>> START Data to process
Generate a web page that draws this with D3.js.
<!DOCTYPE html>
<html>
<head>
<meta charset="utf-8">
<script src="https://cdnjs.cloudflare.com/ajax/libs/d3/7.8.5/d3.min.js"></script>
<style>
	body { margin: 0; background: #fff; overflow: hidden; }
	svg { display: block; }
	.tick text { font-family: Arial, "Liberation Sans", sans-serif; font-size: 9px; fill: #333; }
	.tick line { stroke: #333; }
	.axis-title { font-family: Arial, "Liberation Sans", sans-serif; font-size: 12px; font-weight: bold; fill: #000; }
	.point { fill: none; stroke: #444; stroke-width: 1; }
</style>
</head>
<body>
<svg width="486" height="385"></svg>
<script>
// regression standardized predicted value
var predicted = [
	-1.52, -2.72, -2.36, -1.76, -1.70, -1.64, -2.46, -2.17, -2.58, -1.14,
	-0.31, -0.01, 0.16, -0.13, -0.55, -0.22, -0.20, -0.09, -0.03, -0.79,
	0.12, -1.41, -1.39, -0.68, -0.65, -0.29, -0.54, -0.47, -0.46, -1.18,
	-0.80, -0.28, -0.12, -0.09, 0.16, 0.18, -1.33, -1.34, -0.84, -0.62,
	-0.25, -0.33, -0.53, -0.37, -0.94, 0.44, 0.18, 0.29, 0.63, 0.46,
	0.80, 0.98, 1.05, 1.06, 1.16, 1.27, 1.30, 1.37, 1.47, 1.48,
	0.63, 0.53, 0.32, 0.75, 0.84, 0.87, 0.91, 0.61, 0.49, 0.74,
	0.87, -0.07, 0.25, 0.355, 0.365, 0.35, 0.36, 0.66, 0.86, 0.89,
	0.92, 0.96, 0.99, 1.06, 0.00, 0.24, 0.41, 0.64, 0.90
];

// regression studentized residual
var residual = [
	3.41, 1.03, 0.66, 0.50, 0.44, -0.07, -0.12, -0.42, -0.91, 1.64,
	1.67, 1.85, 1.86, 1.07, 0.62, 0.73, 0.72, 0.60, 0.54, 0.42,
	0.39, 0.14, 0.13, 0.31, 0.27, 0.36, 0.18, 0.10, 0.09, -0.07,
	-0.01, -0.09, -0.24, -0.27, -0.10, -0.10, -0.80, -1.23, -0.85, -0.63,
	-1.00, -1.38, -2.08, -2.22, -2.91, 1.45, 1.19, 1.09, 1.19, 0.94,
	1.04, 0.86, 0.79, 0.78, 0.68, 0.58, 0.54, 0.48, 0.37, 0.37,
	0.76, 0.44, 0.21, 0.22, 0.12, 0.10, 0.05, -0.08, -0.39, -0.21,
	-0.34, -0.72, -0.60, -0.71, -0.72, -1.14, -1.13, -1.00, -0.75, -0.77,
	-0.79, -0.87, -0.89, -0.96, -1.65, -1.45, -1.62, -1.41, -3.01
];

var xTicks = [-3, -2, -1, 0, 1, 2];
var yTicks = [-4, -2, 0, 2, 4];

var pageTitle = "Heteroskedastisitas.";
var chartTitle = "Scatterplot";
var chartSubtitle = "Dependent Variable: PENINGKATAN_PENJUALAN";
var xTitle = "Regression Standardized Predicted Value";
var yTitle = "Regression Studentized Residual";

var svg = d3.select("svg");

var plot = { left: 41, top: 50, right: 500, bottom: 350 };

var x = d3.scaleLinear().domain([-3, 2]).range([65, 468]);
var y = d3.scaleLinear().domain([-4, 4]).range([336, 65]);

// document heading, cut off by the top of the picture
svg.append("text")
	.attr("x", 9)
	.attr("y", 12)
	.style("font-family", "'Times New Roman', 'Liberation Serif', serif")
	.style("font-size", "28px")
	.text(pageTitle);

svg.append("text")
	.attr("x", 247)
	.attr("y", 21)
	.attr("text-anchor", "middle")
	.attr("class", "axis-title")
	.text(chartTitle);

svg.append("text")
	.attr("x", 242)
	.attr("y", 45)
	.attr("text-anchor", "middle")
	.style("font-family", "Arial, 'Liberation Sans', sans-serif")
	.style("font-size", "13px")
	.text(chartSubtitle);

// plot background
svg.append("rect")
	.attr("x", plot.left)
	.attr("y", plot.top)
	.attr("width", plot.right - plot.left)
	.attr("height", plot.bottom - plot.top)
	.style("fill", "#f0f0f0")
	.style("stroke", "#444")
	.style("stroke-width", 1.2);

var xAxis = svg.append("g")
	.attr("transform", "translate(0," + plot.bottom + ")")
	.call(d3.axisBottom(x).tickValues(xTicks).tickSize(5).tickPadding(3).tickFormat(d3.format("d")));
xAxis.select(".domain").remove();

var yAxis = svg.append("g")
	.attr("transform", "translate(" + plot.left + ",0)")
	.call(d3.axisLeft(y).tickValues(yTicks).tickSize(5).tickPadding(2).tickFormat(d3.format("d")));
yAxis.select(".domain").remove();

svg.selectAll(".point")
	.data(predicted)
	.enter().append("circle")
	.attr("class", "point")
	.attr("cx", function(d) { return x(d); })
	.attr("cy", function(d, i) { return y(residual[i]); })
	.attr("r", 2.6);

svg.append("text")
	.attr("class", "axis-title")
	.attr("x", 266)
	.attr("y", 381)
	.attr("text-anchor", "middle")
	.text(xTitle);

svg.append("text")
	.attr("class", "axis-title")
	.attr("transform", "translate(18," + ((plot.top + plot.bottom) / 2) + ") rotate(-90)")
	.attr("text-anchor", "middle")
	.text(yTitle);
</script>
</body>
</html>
>> END Data to process
>> START Data to process
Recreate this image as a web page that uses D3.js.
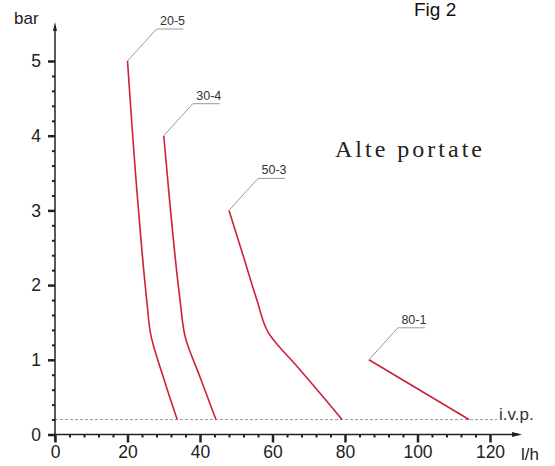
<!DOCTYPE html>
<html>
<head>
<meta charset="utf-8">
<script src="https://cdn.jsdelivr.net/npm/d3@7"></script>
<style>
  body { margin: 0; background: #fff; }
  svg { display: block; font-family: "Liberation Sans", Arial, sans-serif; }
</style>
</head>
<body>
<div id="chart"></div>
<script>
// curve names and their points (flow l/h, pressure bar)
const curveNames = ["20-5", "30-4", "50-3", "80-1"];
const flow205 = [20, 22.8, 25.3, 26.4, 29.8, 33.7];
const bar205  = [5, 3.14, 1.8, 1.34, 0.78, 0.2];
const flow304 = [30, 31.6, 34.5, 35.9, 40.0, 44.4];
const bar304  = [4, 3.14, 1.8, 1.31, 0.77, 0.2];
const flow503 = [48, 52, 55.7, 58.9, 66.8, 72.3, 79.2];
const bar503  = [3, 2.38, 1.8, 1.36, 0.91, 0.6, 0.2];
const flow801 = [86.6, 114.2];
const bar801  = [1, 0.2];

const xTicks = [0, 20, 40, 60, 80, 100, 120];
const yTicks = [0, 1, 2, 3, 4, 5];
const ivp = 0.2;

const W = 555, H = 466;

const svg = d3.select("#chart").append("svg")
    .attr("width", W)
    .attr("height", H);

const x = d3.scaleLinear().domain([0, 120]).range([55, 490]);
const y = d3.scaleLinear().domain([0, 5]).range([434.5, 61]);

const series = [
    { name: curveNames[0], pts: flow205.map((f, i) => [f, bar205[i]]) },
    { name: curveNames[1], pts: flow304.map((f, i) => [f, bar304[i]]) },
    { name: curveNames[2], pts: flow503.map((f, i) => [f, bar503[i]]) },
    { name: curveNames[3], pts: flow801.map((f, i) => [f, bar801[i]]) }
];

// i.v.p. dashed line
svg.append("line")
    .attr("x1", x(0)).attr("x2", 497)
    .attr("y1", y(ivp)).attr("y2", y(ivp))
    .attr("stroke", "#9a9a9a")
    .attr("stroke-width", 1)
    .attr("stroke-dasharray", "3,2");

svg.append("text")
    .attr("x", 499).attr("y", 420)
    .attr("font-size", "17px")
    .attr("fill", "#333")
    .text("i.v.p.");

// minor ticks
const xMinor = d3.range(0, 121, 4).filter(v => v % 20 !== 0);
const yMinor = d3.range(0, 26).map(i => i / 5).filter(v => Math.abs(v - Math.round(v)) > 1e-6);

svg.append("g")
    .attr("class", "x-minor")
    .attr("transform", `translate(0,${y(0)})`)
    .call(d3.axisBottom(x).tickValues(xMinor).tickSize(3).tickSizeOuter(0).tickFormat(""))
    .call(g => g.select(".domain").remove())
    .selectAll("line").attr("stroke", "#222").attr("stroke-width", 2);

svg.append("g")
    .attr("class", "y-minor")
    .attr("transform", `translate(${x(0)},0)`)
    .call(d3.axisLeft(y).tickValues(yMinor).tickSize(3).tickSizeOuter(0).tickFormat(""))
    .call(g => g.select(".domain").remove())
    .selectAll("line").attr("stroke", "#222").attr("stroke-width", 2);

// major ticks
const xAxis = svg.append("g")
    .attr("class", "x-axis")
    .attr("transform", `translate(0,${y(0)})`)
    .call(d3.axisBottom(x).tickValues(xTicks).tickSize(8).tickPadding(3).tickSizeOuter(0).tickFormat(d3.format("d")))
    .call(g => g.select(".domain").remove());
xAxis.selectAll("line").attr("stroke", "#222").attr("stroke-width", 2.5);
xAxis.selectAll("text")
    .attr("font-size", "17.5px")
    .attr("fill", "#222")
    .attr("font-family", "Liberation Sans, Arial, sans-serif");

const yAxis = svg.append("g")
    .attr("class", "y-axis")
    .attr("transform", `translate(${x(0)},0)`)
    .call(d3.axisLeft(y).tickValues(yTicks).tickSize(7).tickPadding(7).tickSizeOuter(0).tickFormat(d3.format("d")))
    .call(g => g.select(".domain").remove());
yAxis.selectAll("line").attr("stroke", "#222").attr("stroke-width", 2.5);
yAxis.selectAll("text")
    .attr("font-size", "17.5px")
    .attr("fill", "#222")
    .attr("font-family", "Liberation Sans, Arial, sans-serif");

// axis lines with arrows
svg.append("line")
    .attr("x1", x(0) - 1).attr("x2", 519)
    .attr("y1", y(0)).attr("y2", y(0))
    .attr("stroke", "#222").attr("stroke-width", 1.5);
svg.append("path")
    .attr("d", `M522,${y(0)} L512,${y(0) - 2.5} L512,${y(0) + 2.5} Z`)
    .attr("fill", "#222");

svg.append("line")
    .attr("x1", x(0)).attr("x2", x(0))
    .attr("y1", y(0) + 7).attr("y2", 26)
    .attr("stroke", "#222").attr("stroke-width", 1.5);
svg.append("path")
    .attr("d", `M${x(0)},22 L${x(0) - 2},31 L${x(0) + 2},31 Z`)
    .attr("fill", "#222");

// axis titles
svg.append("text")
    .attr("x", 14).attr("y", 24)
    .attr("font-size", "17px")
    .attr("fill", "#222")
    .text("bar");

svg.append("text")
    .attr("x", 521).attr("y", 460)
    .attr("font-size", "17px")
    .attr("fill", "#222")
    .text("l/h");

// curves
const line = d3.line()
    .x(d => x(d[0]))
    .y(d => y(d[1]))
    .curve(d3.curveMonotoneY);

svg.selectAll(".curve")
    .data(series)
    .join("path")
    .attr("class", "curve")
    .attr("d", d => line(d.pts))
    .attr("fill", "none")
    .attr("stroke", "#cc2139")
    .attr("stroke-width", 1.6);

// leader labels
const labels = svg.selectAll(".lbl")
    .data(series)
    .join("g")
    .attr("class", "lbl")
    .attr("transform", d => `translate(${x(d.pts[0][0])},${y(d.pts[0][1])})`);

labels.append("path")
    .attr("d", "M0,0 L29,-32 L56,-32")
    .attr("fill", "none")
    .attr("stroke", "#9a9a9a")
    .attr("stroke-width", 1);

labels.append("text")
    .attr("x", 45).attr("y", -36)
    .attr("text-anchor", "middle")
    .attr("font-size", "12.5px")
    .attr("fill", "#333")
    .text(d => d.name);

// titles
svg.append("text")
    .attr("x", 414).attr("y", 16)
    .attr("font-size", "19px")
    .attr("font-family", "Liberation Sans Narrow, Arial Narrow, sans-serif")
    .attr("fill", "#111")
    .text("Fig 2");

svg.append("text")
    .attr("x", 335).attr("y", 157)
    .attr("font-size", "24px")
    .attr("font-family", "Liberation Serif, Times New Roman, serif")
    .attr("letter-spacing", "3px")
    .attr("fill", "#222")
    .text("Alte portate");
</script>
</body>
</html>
>> END Data to process
>> START Data to process
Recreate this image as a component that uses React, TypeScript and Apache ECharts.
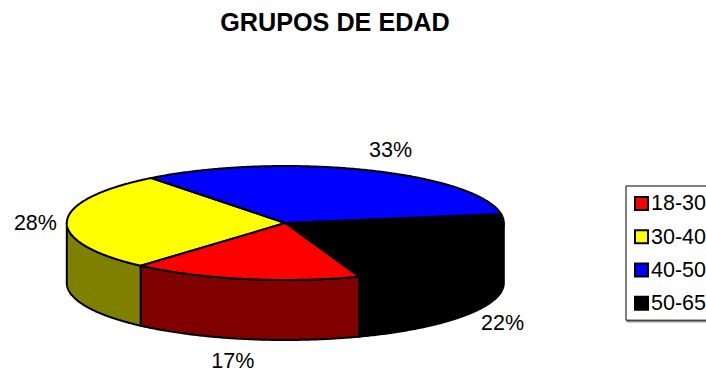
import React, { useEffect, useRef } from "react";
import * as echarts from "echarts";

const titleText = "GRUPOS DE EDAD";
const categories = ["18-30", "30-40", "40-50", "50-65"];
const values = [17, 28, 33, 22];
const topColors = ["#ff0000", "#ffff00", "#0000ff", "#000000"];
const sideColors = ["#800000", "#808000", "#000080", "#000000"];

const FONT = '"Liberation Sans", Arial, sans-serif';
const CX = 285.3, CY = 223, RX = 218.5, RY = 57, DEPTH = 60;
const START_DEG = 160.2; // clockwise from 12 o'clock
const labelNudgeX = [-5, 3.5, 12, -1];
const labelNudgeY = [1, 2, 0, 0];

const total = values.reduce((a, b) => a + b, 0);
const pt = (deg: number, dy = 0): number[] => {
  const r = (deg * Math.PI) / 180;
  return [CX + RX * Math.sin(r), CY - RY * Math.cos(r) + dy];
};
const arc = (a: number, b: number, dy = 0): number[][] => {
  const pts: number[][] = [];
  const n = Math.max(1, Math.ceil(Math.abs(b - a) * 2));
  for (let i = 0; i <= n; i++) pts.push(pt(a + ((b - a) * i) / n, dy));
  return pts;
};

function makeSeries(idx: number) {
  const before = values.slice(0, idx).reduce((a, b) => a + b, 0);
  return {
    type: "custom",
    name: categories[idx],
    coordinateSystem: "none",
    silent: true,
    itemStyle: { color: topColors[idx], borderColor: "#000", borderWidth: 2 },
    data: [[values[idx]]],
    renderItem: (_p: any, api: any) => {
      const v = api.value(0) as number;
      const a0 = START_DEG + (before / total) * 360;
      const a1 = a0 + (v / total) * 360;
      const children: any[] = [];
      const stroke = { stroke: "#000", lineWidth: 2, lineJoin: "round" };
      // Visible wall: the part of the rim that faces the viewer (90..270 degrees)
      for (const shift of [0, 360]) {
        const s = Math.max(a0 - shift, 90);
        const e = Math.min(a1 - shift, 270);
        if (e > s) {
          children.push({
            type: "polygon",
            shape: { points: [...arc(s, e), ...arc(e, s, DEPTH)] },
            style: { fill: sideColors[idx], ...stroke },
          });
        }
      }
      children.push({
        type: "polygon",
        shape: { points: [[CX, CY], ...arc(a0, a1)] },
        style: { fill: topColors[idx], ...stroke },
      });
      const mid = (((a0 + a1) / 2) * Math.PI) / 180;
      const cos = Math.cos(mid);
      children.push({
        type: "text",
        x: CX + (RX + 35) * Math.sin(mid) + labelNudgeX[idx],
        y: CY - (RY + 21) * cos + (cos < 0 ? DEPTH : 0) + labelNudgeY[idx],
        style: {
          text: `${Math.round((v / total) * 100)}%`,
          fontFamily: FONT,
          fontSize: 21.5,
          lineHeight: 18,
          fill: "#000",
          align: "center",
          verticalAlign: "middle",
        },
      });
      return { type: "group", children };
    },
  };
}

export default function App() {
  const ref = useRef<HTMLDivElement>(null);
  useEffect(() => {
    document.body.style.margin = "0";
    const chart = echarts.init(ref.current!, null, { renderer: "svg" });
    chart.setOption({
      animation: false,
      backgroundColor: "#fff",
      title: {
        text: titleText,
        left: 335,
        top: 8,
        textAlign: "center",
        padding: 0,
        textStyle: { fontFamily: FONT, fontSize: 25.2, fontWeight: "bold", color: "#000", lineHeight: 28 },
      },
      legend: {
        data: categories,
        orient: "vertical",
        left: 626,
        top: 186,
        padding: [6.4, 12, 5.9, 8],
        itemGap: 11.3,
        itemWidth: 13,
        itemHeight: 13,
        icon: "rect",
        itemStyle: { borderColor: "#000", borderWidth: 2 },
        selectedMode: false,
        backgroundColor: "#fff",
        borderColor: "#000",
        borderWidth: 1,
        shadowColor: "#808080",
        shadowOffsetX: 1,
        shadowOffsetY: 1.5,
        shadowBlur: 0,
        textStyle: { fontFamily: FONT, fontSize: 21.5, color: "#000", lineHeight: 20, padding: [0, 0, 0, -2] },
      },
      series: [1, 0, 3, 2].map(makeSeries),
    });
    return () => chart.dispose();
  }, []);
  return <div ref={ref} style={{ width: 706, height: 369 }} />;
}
>> END Data to process
**What is expected:**
Your task is to quote, unchanged, only the lines from the line bearing "Recreate this image as a component" through the line bearing "import * as"; the pictures are not part of the copy.

**Answer to this problem:**
Recreate this image as a component that uses React, TypeScript and Apache ECharts.
import React, { useEffect, useRef } from "react";
import * as echarts from "echarts";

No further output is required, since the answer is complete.